____ Material

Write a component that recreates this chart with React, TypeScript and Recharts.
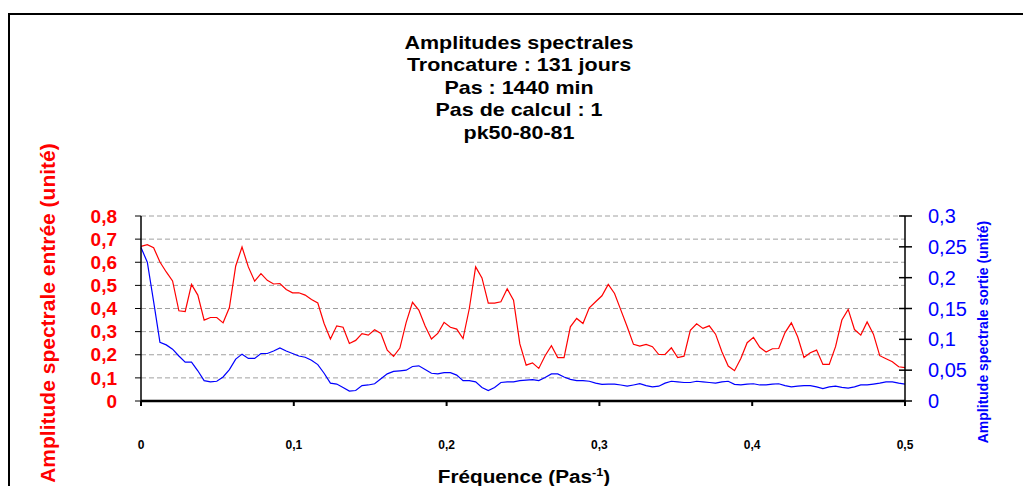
import React from 'react';
import { ComposedChart, Line, XAxis, YAxis, CartesianGrid } from 'recharts';

const FONT = '"Liberation Sans", Arial, Helvetica, sans-serif';

const titleLines = [
  'Amplitudes spectrales',
  'Troncature : 131 jours',
  'Pas : 1440 min',
  'Pas de calcul : 1',
  'pk50-80-81',
];
const leftAxisTitle = 'Amplitude spectrale entrée (unité)';
const rightAxisTitle = 'Amplitude spectrale sortie (unité)';
const xAxisTitle = 'Fréquence (Pas';
const xAxisTitleSup = '-1';

const FREQ_MAX = 0.5;
const xTicks = [0, 0.1, 0.2, 0.3, 0.4, 0.5];
const leftTicks = [0, 0.1, 0.2, 0.3, 0.4, 0.5, 0.6, 0.7, 0.8];
const rightTicks = [0, 0.05, 0.1, 0.15, 0.2, 0.25, 0.3];

// Amplitude spectrale entrée (red, left axis)
const inputAmplitude = [
  0.669, 0.676, 0.663, 0.601, 0.558, 0.519, 0.39, 0.387, 0.504, 0.458,
  0.35, 0.361, 0.361, 0.338, 0.404, 0.584, 0.666, 0.58, 0.518, 0.551,
  0.522, 0.506, 0.508, 0.482, 0.468, 0.468, 0.458, 0.439, 0.424, 0.335,
  0.268, 0.325, 0.319, 0.249, 0.262, 0.291, 0.285, 0.308, 0.292, 0.22,
  0.193, 0.229, 0.34, 0.427, 0.393, 0.324, 0.268, 0.292, 0.34, 0.319,
  0.311, 0.27, 0.4, 0.58, 0.532, 0.423, 0.423, 0.429, 0.485, 0.436,
  0.247, 0.155, 0.165, 0.141, 0.196, 0.239, 0.188, 0.188, 0.321, 0.357,
  0.335, 0.403, 0.429, 0.455, 0.504, 0.465, 0.393, 0.321, 0.245, 0.237,
  0.245, 0.235, 0.201, 0.201, 0.23, 0.188, 0.194, 0.306, 0.334, 0.314,
  0.325, 0.289, 0.213, 0.151, 0.131, 0.184, 0.252, 0.275, 0.232, 0.212,
  0.226, 0.227, 0.296, 0.338, 0.278, 0.188, 0.209, 0.22, 0.158, 0.158,
  0.235, 0.35, 0.396, 0.309, 0.285, 0.342, 0.289, 0.196, 0.183, 0.17,
  0.148, 0.144,
];

// Amplitude spectrale sortie (blue, right axis)
const outputAmplitude = [
  0.249, 0.225, 0.161, 0.095, 0.091, 0.084, 0.073, 0.063, 0.063, 0.049,
  0.033, 0.031, 0.032, 0.039, 0.051, 0.068, 0.076, 0.069, 0.069, 0.077,
  0.077, 0.081, 0.086, 0.081, 0.077, 0.073, 0.071, 0.066, 0.059, 0.045,
  0.029, 0.0275, 0.022, 0.016, 0.017, 0.025, 0.026, 0.028, 0.036, 0.044,
  0.048, 0.049, 0.05, 0.056, 0.057, 0.051, 0.045, 0.044, 0.046, 0.046,
  0.042, 0.033, 0.033, 0.031, 0.022, 0.017, 0.022, 0.03, 0.031, 0.031,
  0.033, 0.034, 0.0345, 0.033, 0.038, 0.044, 0.044, 0.039, 0.035, 0.033,
  0.033, 0.032, 0.029, 0.027, 0.0275, 0.0275, 0.026, 0.024, 0.026, 0.028,
  0.025, 0.023, 0.024, 0.029, 0.032, 0.031, 0.03, 0.03, 0.032, 0.031,
  0.03, 0.029, 0.031, 0.032, 0.027, 0.026, 0.0275, 0.028, 0.026, 0.026,
  0.0275, 0.028, 0.025, 0.023, 0.024, 0.025, 0.025, 0.023, 0.02, 0.023,
  0.024, 0.022, 0.021, 0.023, 0.026, 0.026, 0.0275, 0.029, 0.031, 0.031,
  0.029, 0.0275,
];

const STEP = FREQ_MAX / (inputAmplitude.length - 1);
const data = inputAmplitude.map((v, i) => ({
  f: i * STEP,
  entree: v,
  sortie: outputAmplitude[i],
}));

const fmt = (v: number) => String(Number(v.toFixed(2))).replace('.', ',');

const RightTick = (props: any) => {
  const { x, y, payload } = props;
  const axisX = x - 23;
  return (
    <g>
      <line x1={axisX - 6} x2={axisX + 7} y1={y} y2={y} stroke="#000" strokeWidth={1.5} />
      <text x={x} y={y} dy="0.355em" textAnchor="start" fill="#0000ff" fontSize={20} fontFamily={FONT}>
        {fmt(payload.value)}
      </text>
    </g>
  );
};

export default function App() {
  return (
    <div
      style={{
        position: 'absolute',
        left: 8,
        top: 8,
        width: 1015,
        height: 478,
        overflow: 'hidden',
        background: '#fff',
        fontFamily: FONT,
      }}
    >
      <div
        style={{
          position: 'absolute',
          left: 0,
          top: 5,
          width: 1100,
          height: 600,
          borderLeft: '2px solid #000',
          borderTop: '2px solid #000',
          boxSizing: 'border-box',
        }}
      />
      <div
        style={{
          position: 'absolute',
          left: 211,
          top: 23.5,
          width: 600,
          textAlign: 'center',
          fontWeight: 'bold',
          fontSize: 18.5,
          lineHeight: '22.5px',
          color: '#000',
          transform: 'scaleX(1.16)',
          transformOrigin: 'center',
        }}
      >
        {titleLines.map((t) => (
          <div key={t}>{t}</div>
        ))}
      </div>
      <div style={{ position: 'absolute', left: 0, top: 0 }}>
        <ComposedChart
          width={1015}
          height={478}
          data={data}
          margin={{ top: 208, right: 0, bottom: 0, left: 0 }}
        >
          <CartesianGrid
            yAxisId="left"
            vertical={false}
            stroke="#a0a0a0"
            strokeDasharray="5 3"
          />
          <XAxis
            dataKey="f"
            type="number"
            domain={[0, FREQ_MAX]}
            ticks={xTicks}
            interval={0}
            height={85}
            tickSize={5}
            tickMargin={34}
            tickFormatter={fmt}
            axisLine={{ stroke: '#000', strokeWidth: 2.5 }}
            tickLine={{ stroke: '#000', strokeWidth: 2 }}
            tick={{ fill: '#000', fontSize: 12, fontWeight: 'bold', fontFamily: FONT }}
          />
          <YAxis
            yAxisId="left"
            domain={[0, 0.8]}
            ticks={leftTicks}
            interval={0}
            width={133}
            tickSize={6}
            tickMargin={18}
            tickFormatter={fmt}
            axisLine={{ stroke: '#000', strokeWidth: 1.5 }}
            tickLine={{ stroke: '#000', strokeWidth: 1 }}
            tick={{ fill: '#ff0000', fontSize: 19, fontWeight: 'bold', fontFamily: FONT }}
          />
          <YAxis
            yAxisId="right"
            orientation="right"
            domain={[0, 0.3]}
            ticks={rightTicks}
            interval={0}
            width={118}
            tickSize={7}
            tickMargin={16}
            tickLine={false}
            axisLine={{ stroke: '#000', strokeWidth: 1.5 }}
            tick={<RightTick />}
          />
          <Line
            yAxisId="left"
            dataKey="entree"
            stroke="#ff0000"
            strokeWidth={1.2}
            dot={false}
            isAnimationActive={false}
          />
          <Line
            yAxisId="right"
            dataKey="sortie"
            stroke="#0000ff"
            strokeWidth={1.2}
            dot={false}
            isAnimationActive={false}
          />
        </ComposedChart>
      </div>
      <div
        style={{
          position: 'absolute',
          left: -160,
          top: 291.5,
          width: 400,
          height: 26,
          lineHeight: '26px',
          textAlign: 'center',
          color: '#ff0000',
          fontWeight: 'bold',
          fontSize: 21,
          whiteSpace: 'nowrap',
          transform: 'rotate(-90deg)',
          transformOrigin: 'center',
        }}
      >
        {leftAxisTitle}
      </div>
      <div
        style={{
          position: 'absolute',
          left: 824.7,
          top: 314.5,
          width: 300,
          height: 18,
          lineHeight: '18px',
          textAlign: 'center',
          color: '#0000ff',
          fontWeight: 'bold',
          fontSize: 14,
          whiteSpace: 'nowrap',
          transform: 'rotate(-90deg)',
          transformOrigin: 'center',
        }}
      >
        {rightAxisTitle}
      </div>
      <div
        style={{
          position: 'absolute',
          left: 315.5,
          top: 457.75,
          width: 400,
          height: 22,
          lineHeight: '22px',
          textAlign: 'center',
          color: '#000',
          fontWeight: 'bold',
          fontSize: 18,
          whiteSpace: 'nowrap',
          transform: 'scaleX(1.15)',
          transformOrigin: 'center',
        }}
      >
        {xAxisTitle}
        <span style={{ fontSize: 11, position: 'relative', top: -7 }}>{xAxisTitleSup}</span>)
      </div>
    </div>
  );
}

________

• **Objective**:
Exactly restate the lines from the beginning of the data through the line with "const rightTicks = [0, 0.05, 0.1, 0.15, 0.2, 0.25, 0.3];", and no others, keeping pictures out.

• **The answer**:
Write a component that recreates this chart with React, TypeScript and Recharts.
import React from 'react';
import { ComposedChart, Line, XAxis, YAxis, CartesianGrid } from 'recharts';

const FONT = '"Liberation Sans", Arial, Helvetica, sans-serif';

const titleLines = [
  'Amplitudes spectrales',
  'Troncature : 131 jours',
  'Pas : 1440 min',
  'Pas de calcul : 1',
  'pk50-80-81',
];
const leftAxisTitle = 'Amplitude spectrale entrée (unité)';
const rightAxisTitle = 'Amplitude spectrale sortie (unité)';
const xAxisTitle = 'Fréquence (Pas';
const xAxisTitleSup = '-1';

const FREQ_MAX = 0.5;
const xTicks = [0, 0.1, 0.2, 0.3, 0.4, 0.5];
const leftTicks = [0, 0.1, 0.2, 0.3, 0.4, 0.5, 0.6, 0.7, 0.8];
const rightTicks = [0, 0.05, 0.1, 0.15, 0.2, 0.25, 0.3];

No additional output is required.